Ключевую роль во второй сети играют уроженцы Панджшерского ущелья, особенно деревень Дашт-е Реват и Сафид Шир. Они торгуют лазуритом как минимум 50 лет. В 1970-е годы камни вывозили контрабандой на дне грузовиков с древесиной в Пешавар, в 1980-90-е — на мулах и ослах по горным тропам в округ Читрал (северный Пакистан). Только в последние двадцать лет лазурит начали экспортировать цивилизованным образом — в грузовых контейнерах и непосредственно в Китай из Кабула. Торговцы очень внимательно следят за колебаниями цен на мировом рынке, понимая, что, например, появление популярного китайского певца на сцене в ожерелье из лазурита повысит стоимость камня.
Вообще, из-за усиленной добычи лазурита в 2000-е годы цены на него сильно упали, и афганским торговцам приходится искать новые рынки сбыта. В отличие от представителей «советской» сети, они равнодушны к своей исторической родине и даже не видят особой ценности в поддерживании контактов с афганской диаспорой. Они думают главным образом о новых источниках драгоценных камней и новых рынках. И действуют отдельно друг от друга — кто-то покупает турмалин в Перу и Мексике, а кто-то ищет выходы на рынок золота и алмазов в Замбии.
Сеть №3 — тюрки-мигранты
Третья мощная сеть афганских торговцев работает с Саудовской Аравией, экспортируя туда одежду и ковры из Китая. И это не просто экспорт — поставки приурочены к ежегодному хаджу, и китайские изделия покупают многочисленные паломники, прибывающие на Аравийский полуостров со всего мусульманского мира. Афганцы из Иу в один голос заявляют, что самые богатые люди в их среде — те, кто работает в Джидде.

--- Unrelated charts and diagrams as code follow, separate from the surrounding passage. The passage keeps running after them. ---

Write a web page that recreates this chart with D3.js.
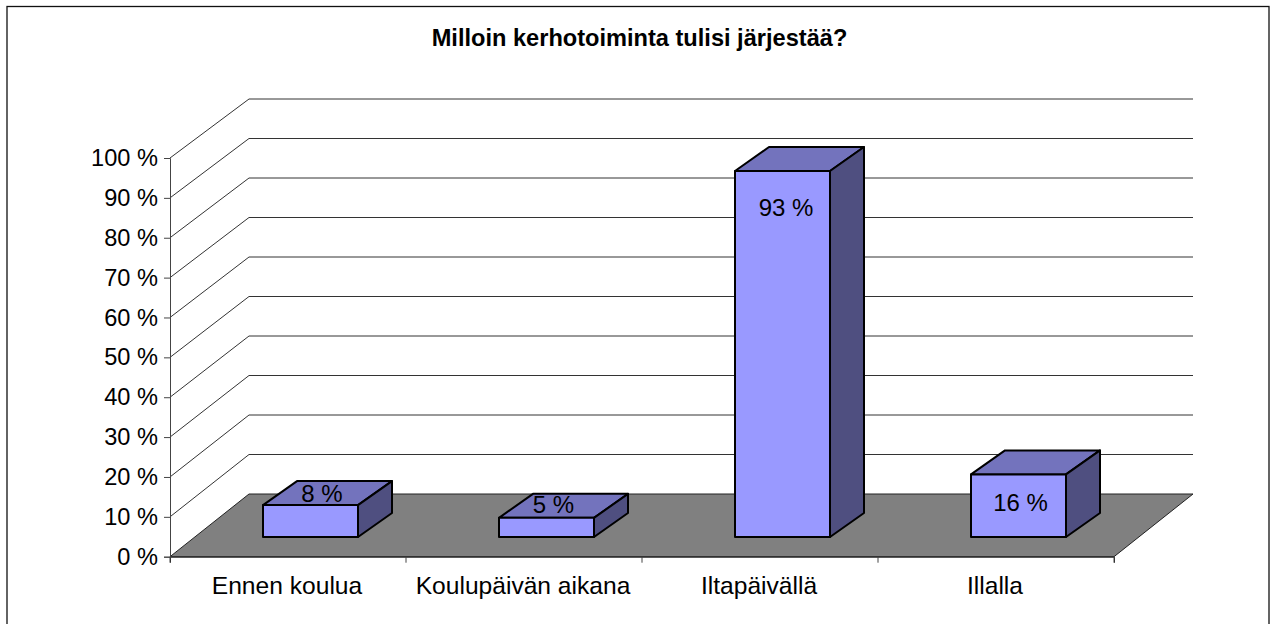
<!DOCTYPE html>
<html>
<head>
<meta charset="utf-8">
<script src="https://d3js.org/d3.v7.min.js"></script>
<style>
    body { margin: 0; background: #fff; }
    svg { display: block; }
    text { font-family: "Liberation Sans", Arial, sans-serif; fill: #000; }
</style>
</head>
<body>
<figure id="chart" style="margin:0"></figure>
<script>
const title = "Milloin kerhotoiminta tulisi järjestää?";
const categories = ["Ennen koulua", "Koulupäivän aikana", "Iltapäivällä", "Illalla"];
// bar heights, the printed labels are a bit different
const barValues = [8, 4.8, 91.8, 15.7];
const barLabels = ["8 %", "5 %", "93 %", "16 %"];
const tickValues = [0, 10, 20, 30, 40, 50, 60, 70, 80, 90, 100];

let dimensions = {
    width: 1274,
    height: 624,
    margin: { top: 158, right: 160, bottom: 67.3, left: 170 },
};
dimensions.boundedWidth = dimensions.width - dimensions.margin.left - dimensions.margin.right;
dimensions.boundedHeight = dimensions.height - dimensions.margin.top - dimensions.margin.bottom;

// 3d offset of the back wall
const depthX = 79;
// bar sits this far into the floor, and has this much depth itself
const barInset = { x: 22, y: 19.7 };
const barDepth = { x: 34, y: 24 };

const svg = d3.select("figure#chart")
    .append("svg")
    .attr("width", dimensions.width)
    .attr("height", dimensions.height);

// chart frame, bottom edge falls outside of the picture
svg.append("rect")
    .attr("x", 7)
    .attr("y", 6.5)
    .attr("width", 1262)
    .attr("height", 640)
    .attr("fill", "#fff")
    .attr("stroke", "#111")
    .attr("stroke-width", 1.3);

svg.append("text")
    .attr("x", 639.5)
    .attr("y", 46)
    .attr("text-anchor", "middle")
    .attr("font-weight", "bold")
    .attr("font-size", 23.6)
    .text(title);

const g = svg.append("g")
    .attr("transform", `translate(${dimensions.margin.left}, ${dimensions.margin.top})`);

const xScale = d3.scaleBand()
    .domain(categories)
    .range([0, dimensions.boundedWidth]);

const yScale = d3.scaleLinear()
    .domain([0, 100])
    .range([dimensions.boundedHeight, 0]);

// back wall comes out a little shorter than the front axis
const yBack = d3.scaleLinear()
    .domain([0, 100])
    .range([dimensions.boundedHeight - 62.7, -59]);

// grid lines run up the side wall and along the back wall
g.selectAll("path.grid")
    .data(tickValues.slice(1))
    .enter()
    .append("path")
    .attr("class", "grid")
    .attr("fill", "none")
    .attr("stroke", "#333")
    .attr("stroke-width", 1)
    .attr("d", d => `M0,${yScale(d)}L${depthX},${yBack(d)}H${dimensions.boundedWidth + depthX}`);

// floor
const y0 = yScale(0);
g.append("path")
    .attr("fill", "#808080")
    .attr("stroke", "#222")
    .attr("stroke-width", 1)
    .attr("d", `M0,${y0}L${depthX},${yBack(0)}H${dimensions.boundedWidth + depthX}L${dimensions.boundedWidth},${y0}Z`);

const xAxis = g.append("g")
    .attr("transform", `translate(0, ${dimensions.boundedHeight})`)
    .call(d3.axisBottom(xScale).tickSize(6).tickValues([]));
xAxis.select(".domain").attr("stroke", "#222");

// category separators, axisBottom puts its own ticks mid band
g.selectAll("line.sep")
    .data(d3.range(categories.length + 1))
    .enter()
    .append("line")
    .attr("class", "sep")
    .attr("x1", i => i * xScale.bandwidth())
    .attr("x2", i => i * xScale.bandwidth())
    .attr("y1", dimensions.boundedHeight)
    .attr("y2", dimensions.boundedHeight + 6)
    .attr("stroke", "#444");

g.selectAll("text.cat")
    .data(categories)
    .enter()
    .append("text")
    .attr("class", "cat")
    .attr("x", d => xScale(d) + xScale.bandwidth() / 2 - 1)
    .attr("y", dimensions.boundedHeight + 37)
    .attr("text-anchor", "middle")
    .attr("font-size", 24.6)
    .text(d => d);

const yAxis = g.append("g")
    .call(d3.axisLeft(yScale).tickValues(tickValues).tickSize(6).tickPadding(6).tickFormat(d => d + " %"));
yAxis.selectAll("path, line").attr("stroke", "#444");
yAxis.selectAll("text")
    .attr("font-size", 23.6)
    .attr("font-family", "Liberation Sans")
    .attr("fill", "#000");

// bars
const barW = 95;
const barX = d => xScale(d) + barInset.x + (xScale.bandwidth() - 94) / 2;
const baseY = y0 - barInset.y;
const rows = categories.map((c, i) => ({ cat: c, value: barValues[i], label: barLabels[i] }));
const barH = d => y0 - yScale(d.value);

const bars = g.selectAll("g.bar")
    .data(rows)
    .enter()
    .append("g")
    .attr("class", "bar")
    .attr("stroke", "#000")
    .attr("stroke-width", 2)
    .attr("stroke-linejoin", "round");

// top
bars.append("path")
    .attr("fill", "#7373bd")
    .attr("d", d => {
        const x = barX(d.cat), y = baseY - barH(d);
        return `M${x},${y}l${barDepth.x},${-barDepth.y}h${barW}l${-barDepth.x},${barDepth.y}Z`;
    });
// side
bars.append("path")
    .attr("fill", "#4f4f80")
    .attr("d", d => {
        const x = barX(d.cat) + barW, y = baseY - barH(d);
        return `M${x},${y}l${barDepth.x},${-barDepth.y}v${barH(d)}l${-barDepth.x},${barDepth.y}Z`;
    });
// front
bars.append("rect")
    .attr("fill", "#9999ff")
    .attr("x", d => barX(d.cat))
    .attr("y", d => baseY - barH(d))
    .attr("width", barW)
    .attr("height", d => barH(d));

// excel moves the labels around, these are just nudges from the front top corner
const labelDx = [11.5, 7, 3.5, 2];
const labelDy = [-3, -4.7, 45.3, 36.5];
bars.append("text")
    .attr("stroke", "none")
    .attr("x", (d, i) => barX(d.cat) + barW / 2 + labelDx[i])
    .attr("y", (d, i) => baseY - barH(d) + labelDy[i])
    .attr("text-anchor", "middle")
    .attr("font-size", 24)
    .text(d => d.label);
</script>
</body>
</html>
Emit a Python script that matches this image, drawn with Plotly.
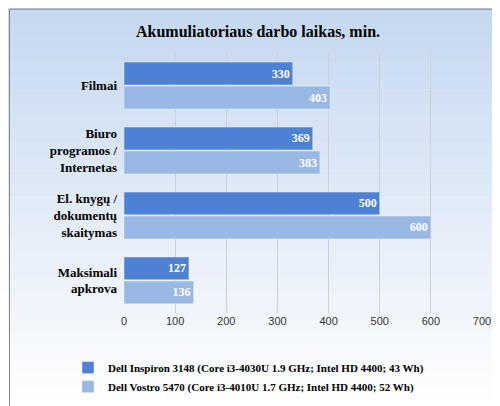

Этнически большинство торговцев «арабской» сети — узбеки и туркмены из северных провинций Афганистана. Марсден выяснил, что их предки приехали в страну в 1920-1930-е годы, спасаясь от советской власти. Позже они разбогатели, сначала на торговле каракулем, а затем и другими товарами (коврами, шкурами, мясом). В середине двадцатого века именно они основали крупные транспортные компании, связав города северного Афганистана с Пакистаном, Ираном, Турцией и даже Гамбургом. Однако в годы афганской войны они снова были вынуждены бежать: просоветское правительство назвало их реакционными феодалами и угрожало конфискацией имущества, а моджахеды требовали отдавать сыновей в партизанские отряды. Часть семей обосновалась в Пешаваре и Лахоре, открыв там мастерские по производству ковров, а остальные разными хитрыми путями «зацепились» в Саудовской Аравии — например, прибывая с пакистанским паспортом по визе паломника и оставаясь в стране в надежде на визовую амнистию.
В Афганистан они не ездят и особо теплых чувств к своей родине не испытывают, а общаются больше всего с соплеменниками, точнее с теми, кого объединяет с ними общая история. По законам Саудовской Аравии иностранец не может вести бизнес в стране без местного партнера или нанимателя («кафила»), и торговцы третьей сети выбирают себе в кафила потомков эмигрантов из Бухарского эмирата, осевших на Аравийском полуострове еще в 1920-е годы. Отчасти малой родиной для торговцев стал район Зейтинбурну в Стамбуле, куда они переезжают летом, спасаясь от невыносимой жары аравийских пустынь. Кроме того, турецкий паспорт выше котируется в Саудовской Аравии, чем пакистанский. В результате своих странствий эта диаспоральная группа научилась «сплетать» сложнейшие торговые сети: кто-то везет в Джидду арабскую национальную одежду, сшитую в Иу портными-мусульманами, заключенными в китайских тюрьмах, кто-то приобретал ковры сначала в Пешаваре, потом в Алеппо, потом, с началом сирийской войны, на своих фабриках на юго-востоке Турции. Основой их бизнеса и вообще всего жизненного уклада выступают не связи, накопленные в советское время, как у первой сети, и не личный опыт успешного ведения дел на глобальном рынке, как у торговцев драгоценными камнями, а классический диаспоральный ресурс — отношения с семьями, близкими этнически и пережившими сходный опыт миграции (из Средней Азии в Афганистан, Турцию, Саудовскую Аравию).
В финале своей статьи ученый предупреждает: пафосные государственные проекты «Нового шелкового пути» при всем их размахе — объеме капиталовложений, строительстве портов, мостов и дорог — предполагают слишком простые и контролируемые схемы движения людей и товаров. Они в лучшем случае игнорируют, в худшем — уничтожают сложные формы гибкости, дипломатии, торгового мастерства, сложившиеся за последнюю сотню лет. «Реально существующие шелковые пути не следует воспринимать как неформальные, даже нелегальные и, следовательно, создающие угрозы для безопасности. Лучше увидеть в них памятники творческой деятельности людей, для которых и национальное государство, и международная система стали мачехами… Без навыков гибкости и адаптивности, которые показывают афганские торговцы, Евразия станет гораздо более унылым и безрадостным местом», — уверен Марсден.